MT: And this was one of the first people you’d called, correct?
Ben Schreckinger: At the outset of the reporting, it’s like, “What am I to make of this?” This is not some random crank who’s coming to me. It’s not someone who’s being shopped to me by some political operative. This is, let me look up who was at this firm 10 years ago, start calling the top executives, reaching out to them, and this was one of the first people I reached. You’d be much more wary of that if someone were approaching you with that information. When you approach someone else and that’s what they say, it puts you back on your back heels a little bit… Then having reported out 10 or so other episodes since that, it makes more sense.
MT: You have a chapter called the “Delaware Way.” What is the “Delaware Way”?
Ben Schreckinger: It’s sort of this double edged sword where Joe Biden and his aides are saying, “Yeah, the Delaware Way is what Joe Biden is offering to this country. It’s bipartisan, it’s less acrimonious. We’re all going to sit around a table and make a deal, and that’s what’s best for the country.”

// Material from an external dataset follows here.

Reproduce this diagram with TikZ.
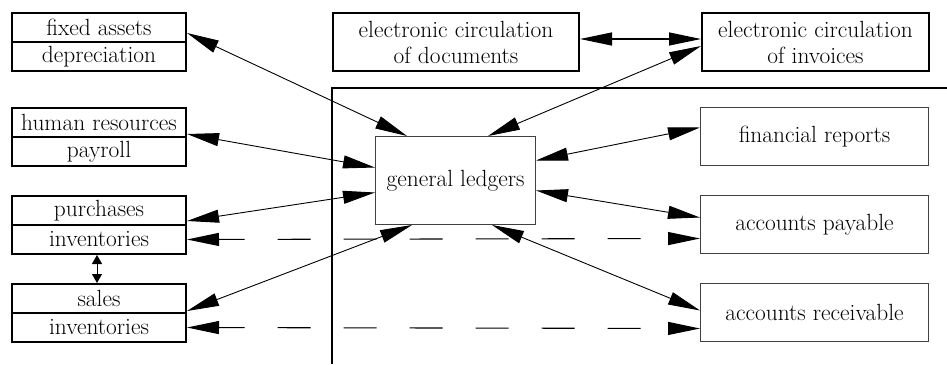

But in Delaware for a lot of people, the Delaware Way has a very negative connotation, and essentially means cronyism. There’s a prosecutor, who happens to be the prosecutor who’s investigating Hunter Biden right now, who in a different case where he’s putting away a Biden campaign bumbler for making illegal straw man donations, he defines the Delaware Way as a form of soft corruption. It’s like a Rorschach, Rashomon thing: is the Delaware Way good or bad? I think it’s fascinating.